Participação e eleições

Com esse espírito de construir espaços cada vez maiores de participação com protagonismo, devemos nos encaminhar para as votações de novembro. Infelizmente, as eleições no Brasil – e não só no Brasil — costumam ser marcadas por um clima de cansaço e desilusão. Quando pensamos na atuação dos políticos e procuramos escolher algum para votar, temos a impressão de que nada muda, que a “grande política”, que constrói o bem comum, nunca acontece e só a politicagem permanece.

Quando não encontramos bons candidatos, o problema não é só dos políticos. Pessoas boas sempre existem. Se não se candidataram – ou se candidataram, mas não as conhecemos – é sinal de que nós mesmos, individualmente ou em comunidade, não estamos suficientemente envolvidos na construção de uma “política melhor”, na expressão usada pelo Papa Francisco na Fratelli tutti.
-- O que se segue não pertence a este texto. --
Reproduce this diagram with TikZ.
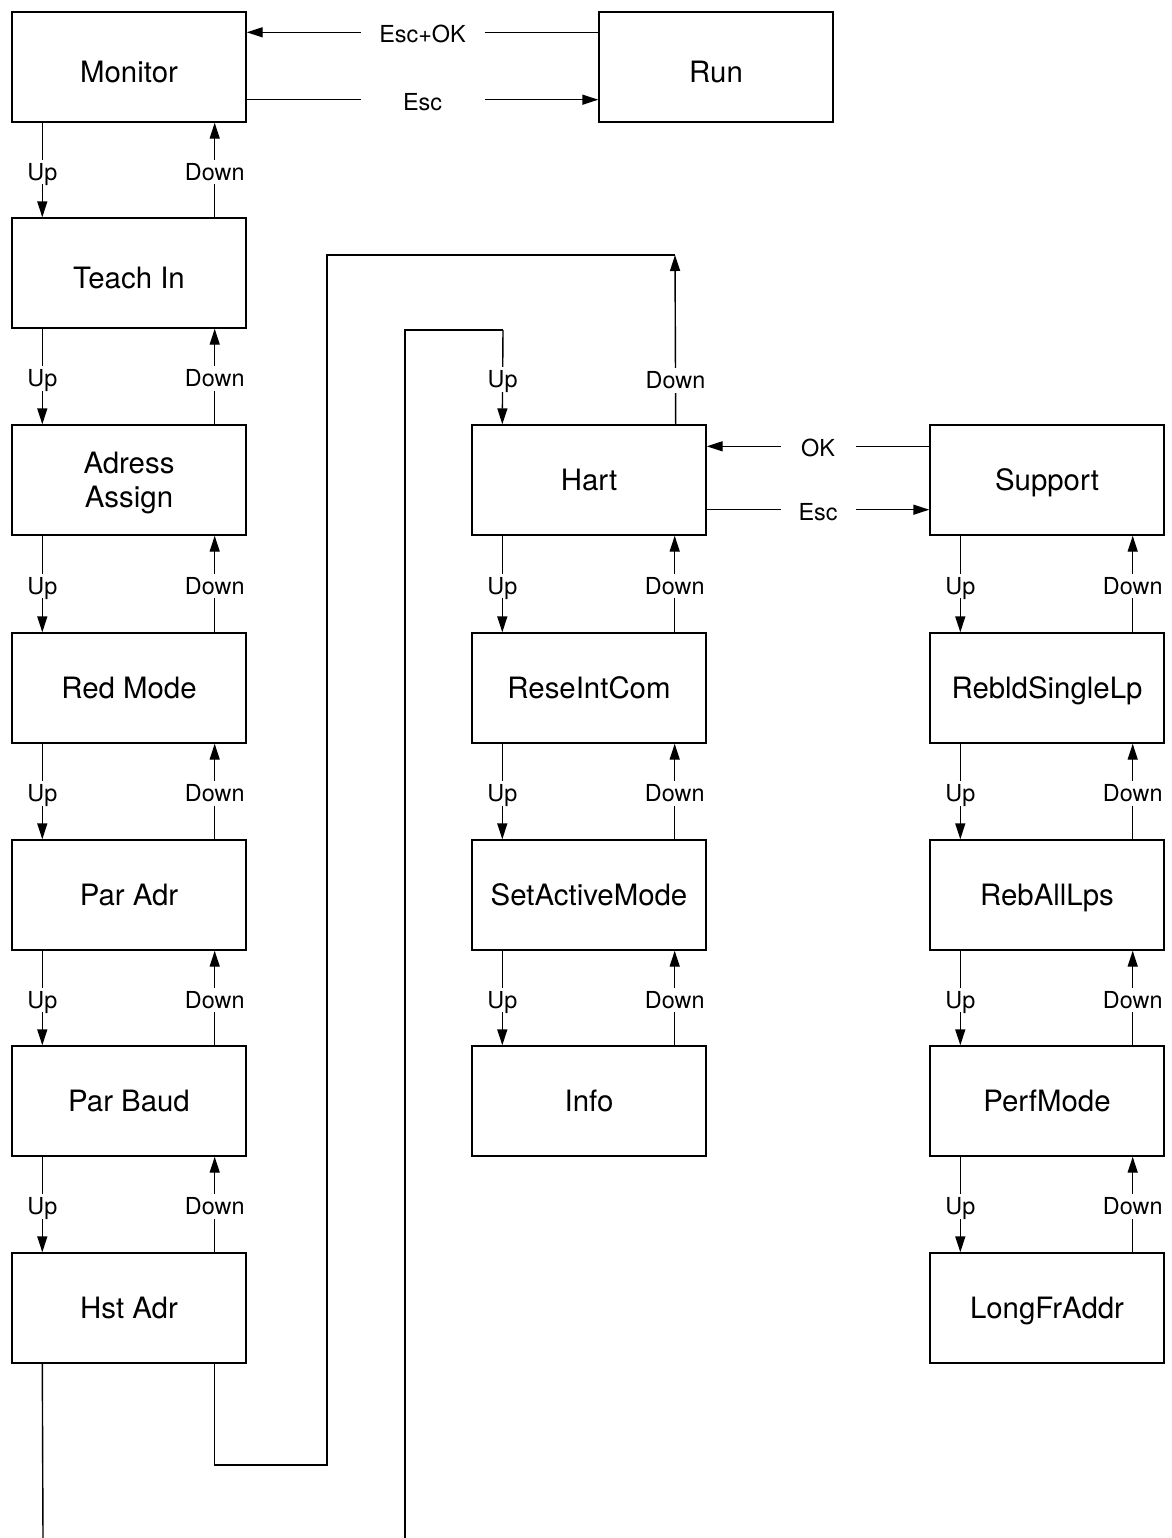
\documentclass[tikz,border=0pt]{standalone}
\usepackage{fontspec}
\setmainfont{TeX Gyre Heros}
\usetikzlibrary{arrows.meta}
\begin{document}
\begin{tikzpicture}[x=0.5pt,y=-0.5pt,line width=0.7pt,
    menu/.style={draw,minimum width=117pt,minimum height=55pt,inner sep=0pt,align=center,
      text height=10.6pt,text depth=0pt,font=\fontsize{14.7}{17}\selectfont},
    low/.style={text height=15.6pt},
    lbl/.style={fill=white,inner sep=2pt,text height=8.4pt,text depth=0pt,yshift=-1pt,
      font=\fontsize{11.7}{13}\selectfont},
    >={Triangle[length=8pt,width=5pt]}]
\useasboundingbox (0,0) rectangle (1172,1538);
\node[menu,low] (monitor) at (129,67) {Monitor};
\node[menu,low] (run) at (716,67) {Run};
\node[menu,low] (teach) at (129,273) {Teach In};
\node[menu,text height=27.6pt] (adress) at (129,480) {Adress\\Assign};
\node[menu] (redmode) at (129,688) {Red Mode};
\node[menu] (paradr) at (129,895) {Par Adr};
\node[menu] (parbaud) at (129,1101) {Par Baud};
\node[menu] (hstadr) at (129,1308) {Hst Adr};
\node[menu] (hart) at (589,480) {Hart};
\node[menu] (reseint) at (589,688) {ReseIntCom};
\node[menu] (setactive) at (589,895) {SetActiveMode};
\node[menu] (info) at (589,1101) {Info};
\node[menu] (support) at (1047,480) {Support};
\node[menu] (rebld) at (1047,688) {RebldSingleLp};
\node[menu] (reball) at (1047,895) {RebAllLps};
\node[menu] (perfmode) at (1047,1101) {PerfMode};
\node[menu] (longfr) at (1047,1308) {LongFrAddr};
\foreach \a/\b in {monitor/teach,teach/adress,adress/redmode,redmode/paradr,paradr/parbaud,parbaud/hstadr,
    hart/reseint,reseint/setactive,setactive/info,support/rebld,rebld/reball,reball/perfmode,perfmode/longfr}{
  \draw[->] ([xshift=15.5pt]\a.south west) -- node[lbl]{Up} ([xshift=15.5pt]\b.north west);
  \draw[->] ([xshift=-16pt]\b.north east) -- node[lbl]{Down} ([xshift=-16pt]\a.south east);
}
\draw[->] ([yshift=-10.5pt]run.north west) -- node[lbl,minimum width=62pt]{Esc+OK} ([yshift=-10.5pt]monitor.north east);
\draw[->] ([yshift=11.5pt]monitor.south east) -- node[lbl,minimum width=62pt]{Esc} ([yshift=11.5pt]run.south west);
\draw[->] ([yshift=-11pt]support.north west) -- node[lbl,minimum width=37.5pt]{OK} ([yshift=-11pt]hart.north east);
\draw[->] ([yshift=13pt]hart.south east) -- node[lbl,minimum width=37.5pt]{Esc} ([yshift=13pt]support.south west);
\coordinate (hartdown) at (675,255);
\coordinate (hartturn) at (503,330);
\coordinate (hartin) at (405,1538);
\coordinate (hstout) at (43,1538);
\draw[->] ([xshift=-15.5pt]hart.north east) -- node[lbl,pos=0.27]{Down} (hartdown);
\draw (hartdown) -| (327,1465) -| ([xshift=-16pt]hstadr.south east);
\draw (hartin) |- (hartturn);
\draw[->] (hartturn) -- node[lbl]{Up} ([xshift=15.5pt]hart.north west);
\draw ([xshift=15.5pt]hstadr.south west) -- (hstout);
\end{tikzpicture}
\end{document}
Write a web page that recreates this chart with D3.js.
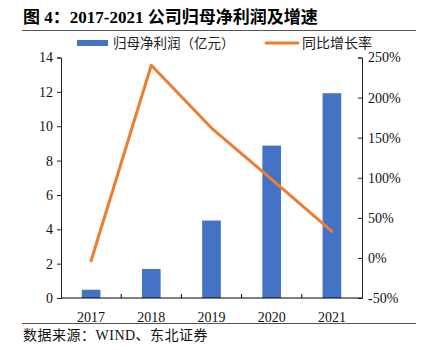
<!DOCTYPE html>
<html>
<head>
<meta charset="utf-8">
<script src="https://cdn.jsdelivr.net/npm/d3@7"></script>
<style>
  body { margin: 0; background: #fff; }
  svg { display: block; }
</style>
</head>
<body>
<div id="chart"></div>
<script>
const years = ["2017", "2018", "2019", "2020", "2021"];
const profit = [0.48, 1.69, 4.51, 8.87, 11.92];   // 归母净利润（亿元）
const growth = [-3.6, 240.4, 162, 98, 33];        // 同比增长率 %
const leftTicks = [0, 2, 4, 6, 8, 10, 12, 14];
const rightTicks = [-50, 0, 50, 100, 150, 200, 250];

const W = 424, H = 350;
const margin = {top: 57.5, right: 62, bottom: 52, left: 61};
const width = W - margin.left - margin.right;
const height = H - margin.top - margin.bottom;

const svg = d3.select("#chart").append("svg")
    .attr("width", W)
    .attr("height", H);

const cjk = "'Noto Sans CJK SC', sans-serif";
const serif = "'Liberation Serif', 'Times New Roman', serif";

// title
svg.append("text")
    .attr("x", 23)
    .attr("y", 23)
    .attr("font-family", serif + ", " + cjk)
    .attr("font-weight", "bold")
    .attr("font-size", "17px")
    .attr("fill", "#000")
    .text("图 4：2017-2021 公司归母净利润及增速");

svg.append("line")
    .attr("x1", 22).attr("x2", 416).attr("y1", 30.5).attr("y2", 30.5)
    .attr("stroke", "#555").attr("stroke-width", 1);

svg.append("line")
    .attr("x1", 22).attr("x2", 416).attr("y1", 323.5).attr("y2", 323.5)
    .attr("stroke", "#555").attr("stroke-width", 1);

svg.append("text")
    .attr("x", 23)
    .attr("y", 340)
    .attr("font-family", serif + ", " + cjk)
    .attr("font-size", "14px")
    .attr("letter-spacing", "0.5px")
    .attr("fill", "#111")
    .text("数据来源：WIND、东北证券");

// legend
const legend = svg.append("g");
legend.append("rect")
    .attr("x", 77).attr("y", 40).attr("width", 31).attr("height", 6)
    .attr("fill", "#4472C4");
legend.append("text")
    .attr("x", 113).attr("y", 48)
    .attr("font-family", cjk).attr("font-size", "13.5px").attr("fill", "#222")
    .text("归母净利润（亿元）");
legend.append("line")
    .attr("x1", 266).attr("x2", 298).attr("y1", 43).attr("y2", 43)
    .attr("stroke", "#ED7D31").attr("stroke-width", 3).attr("stroke-linecap", "round");
legend.append("text")
    .attr("x", 302).attr("y", 48)
    .attr("font-family", cjk).attr("font-size", "14px").attr("fill", "#222")
    .text("同比增长率");

const g = svg.append("g")
    .attr("transform", `translate(${margin.left},${margin.top})`);

const x = d3.scaleBand()
    .domain(years)
    .range([0, width])
    .paddingInner(0.69)
    .paddingOuter(0.345);

const xb = d3.scaleBand().domain(years).range([0, width]);

const yL = d3.scaleLinear().domain([0, 14]).range([height, 0]);
const yR = d3.scaleLinear().domain([-50, 250]).range([height, 0]);

// bars
g.selectAll("rect.bar")
    .data(profit)
    .enter()
    .append("rect")
    .attr("class", "bar")
    .attr("x", (d, i) => x(years[i]))
    .attr("width", x.bandwidth())
    .attr("y", d => yL(d))
    .attr("height", d => height - yL(d))
    .attr("fill", "#4472C4");

// line
const line = d3.line()
    .x((d, i) => xb(years[i]) + xb.bandwidth() / 2)
    .y(d => yR(d));

g.append("path")
    .datum(growth)
    .attr("d", line)
    .attr("fill", "none")
    .attr("stroke", "#ED7D31")
    .attr("stroke-width", 3)
    .attr("stroke-linejoin", "round")
    .attr("stroke-linecap", "round");

// axes
const leftAxis = g.append("g")
    .call(d3.axisLeft(yL).tickValues(leftTicks).tickSize(4).tickSizeOuter(4));
const rightAxis = g.append("g")
    .attr("transform", `translate(${width},0)`)
    .call(d3.axisRight(yR).tickValues(rightTicks).tickSize(-4).tickSizeOuter(-4).tickFormat(d => d + "%"));

rightAxis.selectAll(".tick text").attr("x", 6);
leftAxis.selectAll(".tick text").attr("x", -8);

// bottom axis with boundary ticks
const bottom = g.append("g").attr("transform", `translate(0,${height})`);
bottom.append("line")
    .attr("x1", 0).attr("x2", width)
    .attr("stroke", "#000");
bottom.selectAll("line.tk")
    .data(years.slice(1))
    .enter()
    .append("line")
    .attr("class", "tk")
    .attr("x1", d => xb(d)).attr("x2", d => xb(d))
    .attr("y1", 0).attr("y2", -4)
    .attr("stroke", "#000");
bottom.selectAll("text")
    .data(years)
    .enter()
    .append("text")
    .attr("x", d => xb(d) + xb.bandwidth() / 2)
    .attr("y", 24)
    .attr("text-anchor", "middle")
    .attr("font-family", serif)
    .attr("font-size", "14px")
    .attr("fill", "#111")
    .text(d => d);

[leftAxis, rightAxis].forEach(a => {
    a.selectAll("path, line").attr("stroke", "#222");
    a.selectAll("text")
        .attr("font-family", serif)
        .attr("font-size", "14px")
        .attr("fill", "#111");
});
</script>
</body>
</html>
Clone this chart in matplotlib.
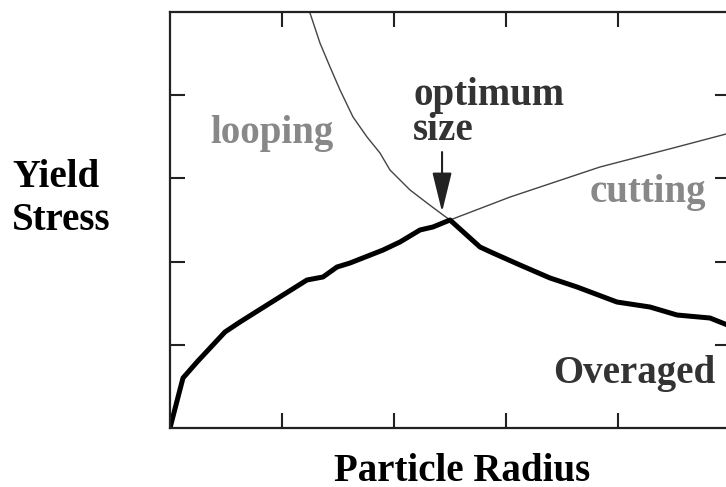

Quem olhar com cuidado para o Brasil e o mundo, comparando o passado com o presente, verá que muitas coisas mudaram para melhor. Sem dúvida nem todas, sem dúvida algumas pioraram enquanto outras melhoravam, sem dúvida gostaríamos que as mudanças para melhor fossem muito mais frequentes e muito mais rápidas. Mas, sem dúvida também, se comprometer para a construção de um mundo melhor vale a pena. Vale a pena pelo futuro que construímos juntos, vale a pena porque nesse esforço pelo bem comum, se vivido com verdadeiro amor ao próximo, encontramos a face de Deus, que nos ama e nos acompanha.